Lastly, let’s worry less about who might be offended (Mt. 15:12) and more about whether or not something is true and spoken in love. Even if you are offended by something that somebody says we still need to ask ourselves whether or not it is true. If we are the one sharing truth we are accountable for how we share that truth (in love). Don’t confuse those responsibilities.  

I’m pleading with the church. Can we please not drink this cultural Kool-Aid? Will we have our identities so firmly placed in Christ that we are not so easily offended? Will we save offense for that which is truly offensive; namely, sin against a holy God.

Church, let’s not play the game.

*Though, I’d argue a term like broken doesn’t need to be totally thrown out.

**It might be beneficial to note that Hughes is no Christian sympathizer. Throughout his book he lambasts Christians as well as liberals.

10 Comments

  1. Dave Miller of SBCVoices has drunk from this cultural Kool-Aid. I don’t know what I have done to “offend” him, but he has placed my comments under “in moderation” status.
    By the way, excellent article. Thanks for going to the historical well and drawing upon Robert Hughes.
    Incidentally, Jesus gave offense at times in his ministry.

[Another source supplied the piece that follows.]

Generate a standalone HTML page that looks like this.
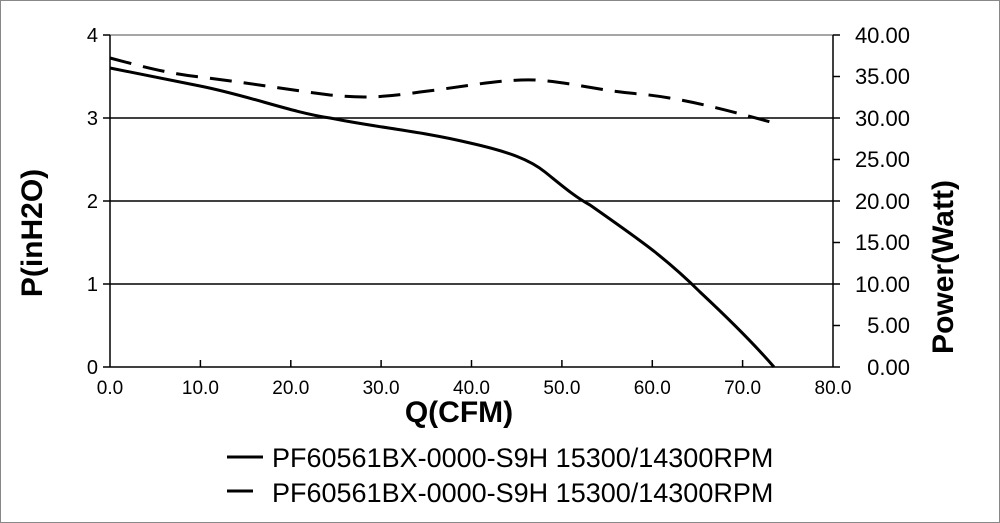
<!DOCTYPE html><html><head><style>body{margin:0;background:#fff}svg{display:block}text{font-family:"Liberation Sans",Arial,sans-serif;fill:#000}</style></head><body>
<svg width="1000" height="523" viewBox="0 0 1000 523">
<rect x="0.5" y="0.5" width="999" height="522" fill="#fff" stroke="#888"/>
<line x1="110" y1="35" x2="833" y2="35" stroke="#888" stroke-width="1.5"/>
<g stroke="#000" stroke-width="1.5">
<line x1="110" y1="118" x2="833" y2="118"/><line x1="110" y1="201" x2="833" y2="201"/><line x1="110" y1="284" x2="833" y2="284"/>
<line x1="110" y1="367" x2="833" y2="367"/>
<line x1="110" y1="35" x2="110" y2="367"/><line x1="833" y1="35" x2="833" y2="367"/>
<line x1="103" y1="35" x2="110" y2="35"/><line x1="103" y1="118" x2="110" y2="118"/><line x1="103" y1="201" x2="110" y2="201"/><line x1="103" y1="284" x2="110" y2="284"/><line x1="103" y1="367" x2="110" y2="367"/>
<line x1="833" y1="35" x2="840" y2="35"/><line x1="833" y1="76.5" x2="840" y2="76.5"/><line x1="833" y1="118" x2="840" y2="118"/><line x1="833" y1="159.5" x2="840" y2="159.5"/><line x1="833" y1="201" x2="840" y2="201"/><line x1="833" y1="242.5" x2="840" y2="242.5"/><line x1="833" y1="284" x2="840" y2="284"/><line x1="833" y1="325.5" x2="840" y2="325.5"/><line x1="833" y1="367" x2="840" y2="367"/>
<line x1="200.4" y1="360" x2="200.4" y2="367"/><line x1="290.8" y1="360" x2="290.8" y2="367"/><line x1="381.1" y1="360" x2="381.1" y2="367"/><line x1="471.5" y1="360" x2="471.5" y2="367"/><line x1="561.9" y1="360" x2="561.9" y2="367"/><line x1="652.3" y1="360" x2="652.3" y2="367"/><line x1="742.6" y1="360" x2="742.6" y2="367"/>
</g>
<path d="M110,68 C150,76 180,82 200,86 C250,96 290,112 330,118 C380,128 420,131 470,143 C510,152 530,160 545,172 C560,184 575,197 590,205 C620,226 640,240 655,252 C675,268 690,282 700,292 C730,320 755,345 774,367" fill="none" stroke="#000" stroke-width="3"/>
<path d="M110,58 C140,66 170,74 200,77 C250,83 290,90 330,95 C360,98 380,98 420,92 C470,86 500,79 535,80 C570,82 600,91 640,94 C680,98 720,108 774,123" fill="none" stroke="#000" stroke-width="3" stroke-dasharray="22,12"/>
<g font-size="20" text-anchor="end">
<text x="98" y="42">4</text><text x="98" y="125">3</text><text x="98" y="208">2</text><text x="98" y="291">1</text><text x="98" y="374">0</text>
</g>
<g font-size="22" text-anchor="end">
<text x="910" y="43">40.00</text><text x="910" y="84">35.00</text><text x="910" y="126">30.00</text><text x="910" y="167">25.00</text><text x="910" y="209">20.00</text><text x="910" y="250">15.00</text><text x="910" y="292">10.00</text><text x="910" y="333">5.00</text><text x="910" y="375">0.00</text>
</g>
<g font-size="19" text-anchor="middle">
<text x="110" y="394">0.0</text><text x="200.4" y="394">10.0</text><text x="290.8" y="394">20.0</text><text x="381.1" y="394">30.0</text><text x="471.5" y="394">40.0</text><text x="561.9" y="394">50.0</text><text x="652.3" y="394">60.0</text><text x="742.6" y="394">70.0</text><text x="833" y="394">80.0</text>
</g>
<text x="459" y="422" font-size="30" font-weight="bold" text-anchor="middle">Q(CFM)</text>
<text transform="translate(42,233) rotate(-90)" font-size="30" font-weight="bold" text-anchor="middle">P(inH2O)</text>
<text transform="translate(953,267) rotate(-90)" font-size="30" font-weight="bold" text-anchor="middle">Power(Watt)</text>
<line x1="227" y1="457" x2="263" y2="457" stroke="#000" stroke-width="3"/>
<text x="272" y="467" font-size="27">PF60561BX-0000-S9H 15300/14300RPM</text>
<line x1="227" y1="491" x2="253" y2="491" stroke="#000" stroke-width="3"/>
<text x="272" y="502" font-size="27">PF60561BX-0000-S9H 15300/14300RPM</text>
</svg></body></html>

    • Thanks for the comment and the encouragement. You should take your beef with Dave to him. This isn’t the place for it.

        • LOL. I’m not personally offended in the least. It’s just biblical for you to take your disagreement with Dave to him directly instead of taking a shot at him on my blog. I don’t know why your comments are in moderation. Have you messaged him with your concern?

          • I’m glad you’re not offended.
            How do folks get in contact with Dave Miller?

          • Goodness gracious! You’re really serious, aren’t you?
            Why would he choose an e-mail address like that? Does he know that that’s not a good message to send out to people? Doesn’t it put you on the alert knowing that someone already acknowledges to being a jerk? Yikes!

          • Nah, man. It’s tongue in cheek. When you feel like “Dave Miller is a jerk” you send it to that email address. I wouldn’t read anything into that.

          • Oh. I didn’t know that he meant it to be funny. Seriously, it sounded ridiculous to me. Ridiculous bad, not ridiculous funny.

          • “Those that perceive themselves as truth-tellers like to excuse their
            jerkiness by pointing to the truthfulness of what they are saying.”

            Pretty sure this is why TU&D is in moderation limbo in large parts of the Christian blogosphere.